Your task
Copy the data below exactly, omitting any picture it contains.

[Records from a collection]
:::
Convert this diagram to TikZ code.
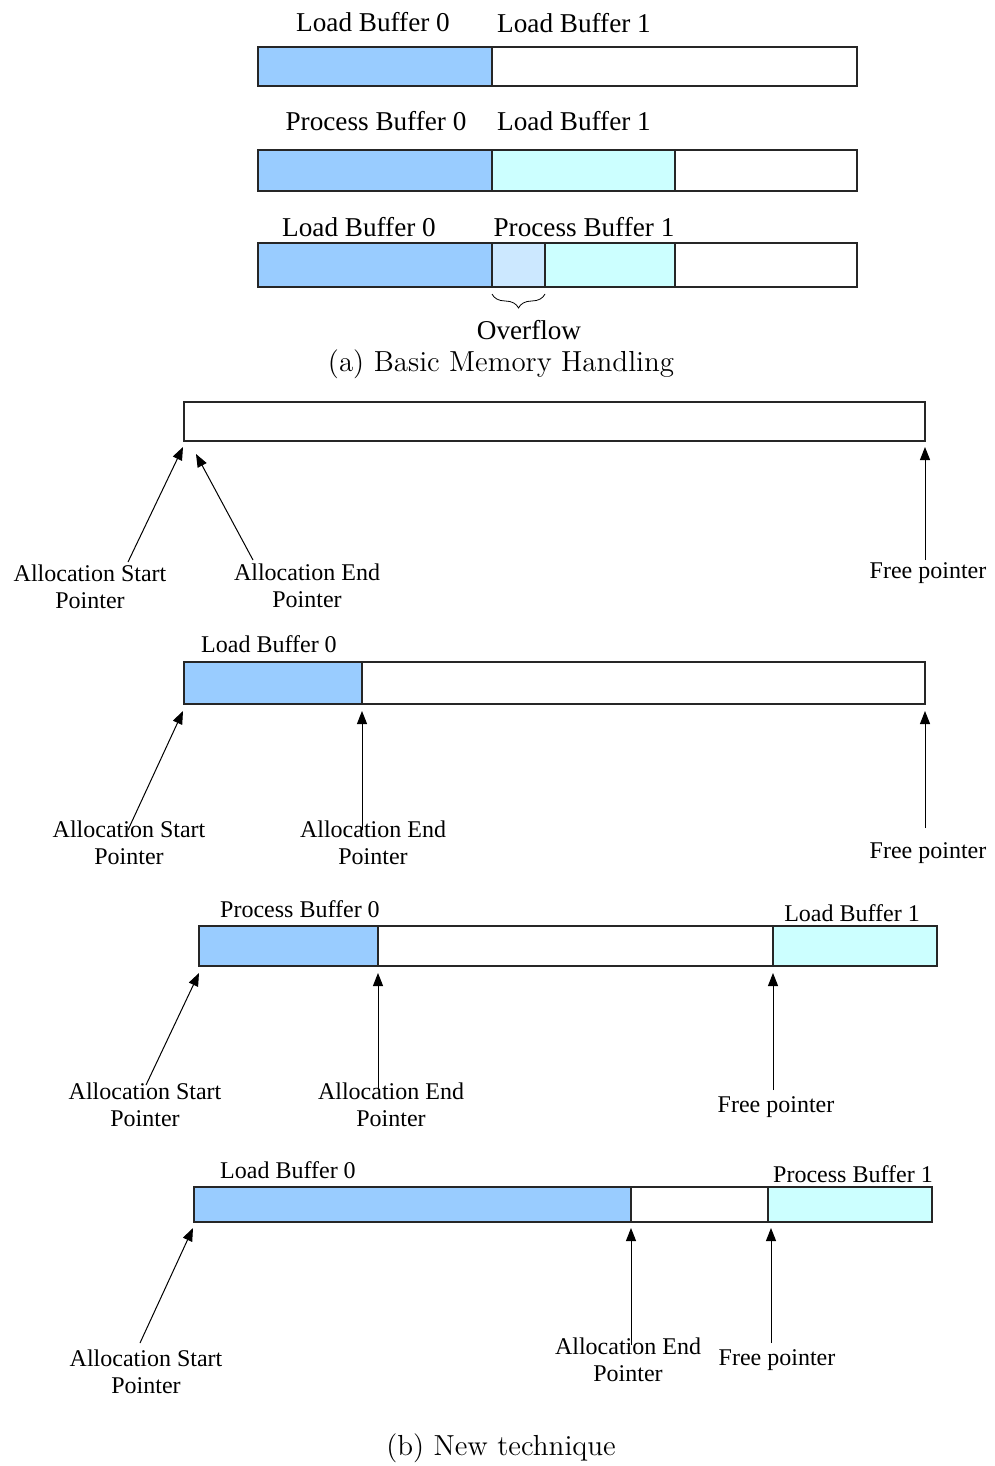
\documentclass[tikz,border=0pt]{standalone}
\usepackage{fontspec}
\newfontfamily\lab{Liberation Serif}
\usetikzlibrary{arrows.meta,decorations.pathreplacing}
\definecolor{bufblue}{HTML}{99CCFF}
\definecolor{bufcyan}{HTML}{CCFFFF}
\definecolor{ovfl}{HTML}{CCE8FF}
\definecolor{edge}{HTML}{262626}
\tikzset{
  seg/.style={draw=edge, line width=0.6pt},
  ptr/.style={-{Triangle[length=6.5pt,width=5pt]}, line width=0.5pt},
  labA/.style={font=\lab\fontsize{13.6}{16}\selectfont, inner sep=0pt, anchor=base},
  labB/.style={font=\lab\fontsize{12}{13.5}\selectfont, inner sep=0pt, align=center},
  capt/.style={font=\fontsize{14.5}{17}\selectfont, inner sep=0pt, anchor=base},
}
\begin{document}
\begin{tikzpicture}[x=0.5pt,y=-0.5pt]
\useasboundingbox (0,0) rectangle (995,1466);

% ---------------- (a) ----------------
% bar 1
\filldraw[seg, fill=bufblue] (258,47) rectangle (492,86);
\filldraw[seg, fill=white] (492,47) rectangle (857,86);
\node[labA] (a1l) at (373,32) {Load Buffer 0};
\node[labA] (a1r) at (574,33) {Load Buffer 1};
% bar 2
\filldraw[seg, fill=bufblue] (258,150) rectangle (492,191);
\filldraw[seg, fill=bufcyan] (492,150) rectangle (675,191);
\filldraw[seg, fill=white] (675,150) rectangle (857,191);
\node[labA] (a2l) at (376,131) {Process Buffer 0};
\node[labA] (a2r) at (574,131) {Load Buffer 1};
% bar 3
\filldraw[seg, fill=bufblue] (258,243) rectangle (492,287);
\filldraw[seg, fill=ovfl] (492,243) rectangle (545,287);
\filldraw[seg, fill=bufcyan] (545,243) rectangle (675,287);
\filldraw[seg, fill=white] (675,243) rectangle (857,287);
\node[labA] (a3l) at (359,236) {Load Buffer 0};
\node[labA] (a3r) at (584,236) {Process Buffer 1};
\coordinate (ovl) at (492,294);
\coordinate (ovr) at (545,294);
\draw[line width=0.4pt, decorate, decoration={brace, mirror, amplitude=7pt}] (ovl) -- (ovr);
\node[labA] (ovf) at (529,339) {Overflow};
\node[capt] (capa) at (501,371) {(a) Basic Memory Handling};

% ---------------- (b) bar 1 ----------------
\filldraw[seg, fill=white] (184,402) rectangle (925,441);
\node[labB] (s1) at (90,587) {Allocation Start\\Pointer};
\node[labB] (e1) at (307,586) {Allocation End\\Pointer};
\node[labB, anchor=base] (f1) at (928,578) {Free pointer};
\coordinate (s1a) at (128,562); \coordinate (s1b) at (183,447);
\coordinate (e1a) at (253,560); \coordinate (e1b) at (196,454);
\coordinate (f1a) at (925,560); \coordinate (f1b) at (925,447);
\draw[ptr] (s1a) -- (s1b);
\draw[ptr] (e1a) -- (e1b);
\draw[ptr] (f1a) -- (f1b);

% ---------------- (b) bar 2 ----------------
\filldraw[seg, fill=bufblue] (184,662) rectangle (362,704);
\filldraw[seg, fill=white] (362,662) rectangle (925,704);
\node[labB, anchor=base] (l2) at (269,652) {Load Buffer 0};
\node[labB] (s2) at (129,843) {Allocation Start\\Pointer};
\node[labB] (e2) at (373,843) {Allocation End\\Pointer};
\node[labB, anchor=base] (f2) at (928,858) {Free pointer};
\coordinate (s2a) at (128,830); \coordinate (s2b) at (183,711);
\coordinate (e2a) at (362,830); \coordinate (e2b) at (362,711);
\coordinate (f2a) at (925,828); \coordinate (f2b) at (925,711);
\draw[ptr] (s2a) -- (s2b);
\draw[ptr] (e2a) -- (e2b);
\draw[ptr] (f2a) -- (f2b);

% ---------------- (b) bar 3 ----------------
\filldraw[seg, fill=bufblue] (199,926) rectangle (378,966);
\filldraw[seg, fill=white] (378,926) rectangle (773,966);
\filldraw[seg, fill=bufcyan] (773,926) rectangle (937,966);
\node[labB, anchor=base] (p3) at (300,917) {Process Buffer 0};
\node[labB, anchor=base] (l3) at (852,921) {Load Buffer 1};
\node[labB] (s3) at (145,1105) {Allocation Start\\Pointer};
\node[labB] (e3) at (391,1105) {Allocation End\\Pointer};
\node[labB, anchor=base] (f3) at (776,1112) {Free pointer};
\coordinate (s3a) at (146,1085); \coordinate (s3b) at (199,973);
\coordinate (e3a) at (378,1090); \coordinate (e3b) at (378,973);
\coordinate (f3a) at (773,1090); \coordinate (f3b) at (773,973);
\draw[ptr] (s3a) -- (s3b);
\draw[ptr] (e3a) -- (e3b);
\draw[ptr] (f3a) -- (f3b);

% ---------------- (b) bar 4 ----------------
\filldraw[seg, fill=bufblue] (194,1187) rectangle (631,1222);
\filldraw[seg, fill=white] (631,1187) rectangle (768,1222);
\filldraw[seg, fill=bufcyan] (768,1187) rectangle (932,1222);
\node[labB, anchor=base] (l4) at (288,1178) {Load Buffer 0};
\node[labB, anchor=base] (p4) at (853,1182) {Process Buffer 1};
\node[labB] (s4) at (146,1372) {Allocation Start\\Pointer};
\node[labB] (e4) at (628,1360) {Allocation End\\Pointer};
\node[labB, anchor=base] (f4) at (777,1365) {Free pointer};
\coordinate (s4a) at (140,1343); \coordinate (s4b) at (193,1228);
\coordinate (e4a) at (631,1345); \coordinate (e4b) at (631,1228);
\coordinate (f4a) at (771,1343); \coordinate (f4b) at (771,1228);
\draw[ptr] (s4a) -- (s4b);
\draw[ptr] (e4a) -- (e4b);
\draw[ptr] (f4a) -- (f4b);

\node[capt] (capb) at (501,1455) {(b) New technique};
\end{tikzpicture}
\end{document}
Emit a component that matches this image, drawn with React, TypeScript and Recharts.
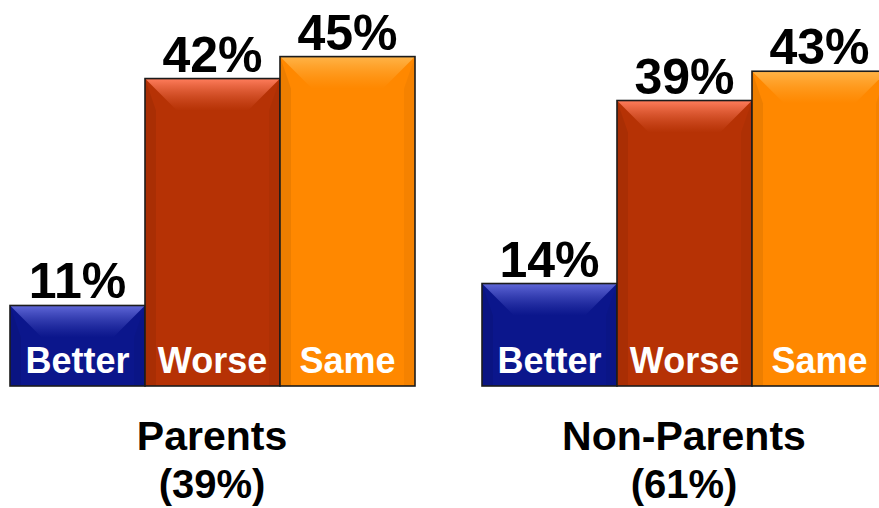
:::
Exercise answer
Convert this diagram to TikZ code.
\documentclass[tikz,border=0pt]{standalone}
\usepackage{fontspec}
\newfontfamily\lab{Liberation Serif}
\usetikzlibrary{arrows.meta,decorations.pathreplacing}
\definecolor{bufblue}{HTML}{99CCFF}
\definecolor{bufcyan}{HTML}{CCFFFF}
\definecolor{ovfl}{HTML}{CCE8FF}
\definecolor{edge}{HTML}{262626}
\tikzset{
  seg/.style={draw=edge, line width=0.6pt},
  ptr/.style={-{Triangle[length=6.5pt,width=5pt]}, line width=0.5pt},
  labA/.style={font=\lab\fontsize{13.6}{16}\selectfont, inner sep=0pt, anchor=base},
  labB/.style={font=\lab\fontsize{12}{13.5}\selectfont, inner sep=0pt, align=center},
  capt/.style={font=\fontsize{14.5}{17}\selectfont, inner sep=0pt, anchor=base},
}
\begin{document}
\begin{tikzpicture}[x=0.5pt,y=-0.5pt]
\useasboundingbox (0,0) rectangle (995,1466);

% ---------------- (a) ----------------
% bar 1
\filldraw[seg, fill=bufblue] (258,47) rectangle (492,86);
\filldraw[seg, fill=white] (492,47) rectangle (857,86);
\node[labA] (a1l) at (373,32) {Load Buffer 0};
\node[labA] (a1r) at (574,33) {Load Buffer 1};
% bar 2
\filldraw[seg, fill=bufblue] (258,150) rectangle (492,191);
\filldraw[seg, fill=bufcyan] (492,150) rectangle (675,191);
\filldraw[seg, fill=white] (675,150) rectangle (857,191);
\node[labA] (a2l) at (376,131) {Process Buffer 0};
\node[labA] (a2r) at (574,131) {Load Buffer 1};
% bar 3
\filldraw[seg, fill=bufblue] (258,243) rectangle (492,287);
\filldraw[seg, fill=ovfl] (492,243) rectangle (545,287);
\filldraw[seg, fill=bufcyan] (545,243) rectangle (675,287);
\filldraw[seg, fill=white] (675,243) rectangle (857,287);
\node[labA] (a3l) at (359,236) {Load Buffer 0};
\node[labA] (a3r) at (584,236) {Process Buffer 1};
\coordinate (ovl) at (492,294);
\coordinate (ovr) at (545,294);
\draw[line width=0.4pt, decorate, decoration={brace, mirror, amplitude=7pt}] (ovl) -- (ovr);
\node[labA] (ovf) at (529,339) {Overflow};
\node[capt] (capa) at (501,371) {(a) Basic Memory Handling};

% ---------------- (b) bar 1 ----------------
\filldraw[seg, fill=white] (184,402) rectangle (925,441);
\node[labB] (s1) at (90,587) {Allocation Start\\Pointer};
\node[labB] (e1) at (307,586) {Allocation End\\Pointer};
\node[labB, anchor=base] (f1) at (928,578) {Free pointer};
\coordinate (s1a) at (128,562); \coordinate (s1b) at (183,447);
\coordinate (e1a) at (253,560); \coordinate (e1b) at (196,454);
\coordinate (f1a) at (925,560); \coordinate (f1b) at (925,447);
\draw[ptr] (s1a) -- (s1b);
\draw[ptr] (e1a) -- (e1b);
\draw[ptr] (f1a) -- (f1b);

% ---------------- (b) bar 2 ----------------
\filldraw[seg, fill=bufblue] (184,662) rectangle (362,704);
\filldraw[seg, fill=white] (362,662) rectangle (925,704);
\node[labB, anchor=base] (l2) at (269,652) {Load Buffer 0};
\node[labB] (s2) at (129,843) {Allocation Start\\Pointer};
\node[labB] (e2) at (373,843) {Allocation End\\Pointer};
\node[labB, anchor=base] (f2) at (928,858) {Free pointer};
\coordinate (s2a) at (128,830); \coordinate (s2b) at (183,711);
\coordinate (e2a) at (362,830); \coordinate (e2b) at (362,711);
\coordinate (f2a) at (925,828); \coordinate (f2b) at (925,711);
\draw[ptr] (s2a) -- (s2b);
\draw[ptr] (e2a) -- (e2b);
\draw[ptr] (f2a) -- (f2b);

% ---------------- (b) bar 3 ----------------
\filldraw[seg, fill=bufblue] (199,926) rectangle (378,966);
\filldraw[seg, fill=white] (378,926) rectangle (773,966);
\filldraw[seg, fill=bufcyan] (773,926) rectangle (937,966);
\node[labB, anchor=base] (p3) at (300,917) {Process Buffer 0};
\node[labB, anchor=base] (l3) at (852,921) {Load Buffer 1};
\node[labB] (s3) at (145,1105) {Allocation Start\\Pointer};
\node[labB] (e3) at (391,1105) {Allocation End\\Pointer};
\node[labB, anchor=base] (f3) at (776,1112) {Free pointer};
\coordinate (s3a) at (146,1085); \coordinate (s3b) at (199,973);
\coordinate (e3a) at (378,1090); \coordinate (e3b) at (378,973);
\coordinate (f3a) at (773,1090); \coordinate (f3b) at (773,973);
\draw[ptr] (s3a) -- (s3b);
\draw[ptr] (e3a) -- (e3b);
\draw[ptr] (f3a) -- (f3b);

% ---------------- (b) bar 4 ----------------
\filldraw[seg, fill=bufblue] (194,1187) rectangle (631,1222);
\filldraw[seg, fill=white] (631,1187) rectangle (768,1222);
\filldraw[seg, fill=bufcyan] (768,1187) rectangle (932,1222);
\node[labB, anchor=base] (l4) at (288,1178) {Load Buffer 0};
\node[labB, anchor=base] (p4) at (853,1182) {Process Buffer 1};
\node[labB] (s4) at (146,1372) {Allocation Start\\Pointer};
\node[labB] (e4) at (628,1360) {Allocation End\\Pointer};
\node[labB, anchor=base] (f4) at (777,1365) {Free pointer};
\coordinate (s4a) at (140,1343); \coordinate (s4b) at (193,1228);
\coordinate (e4a) at (631,1345); \coordinate (e4b) at (631,1228);
\coordinate (f4a) at (771,1343); \coordinate (f4b) at (771,1228);
\draw[ptr] (s4a) -- (s4b);
\draw[ptr] (e4a) -- (e4b);
\draw[ptr] (f4a) -- (f4b);

\node[capt] (capb) at (501,1455) {(b) New technique};
\end{tikzpicture}
\end{document}
Emit a component that matches this image, drawn with React, TypeScript and Recharts.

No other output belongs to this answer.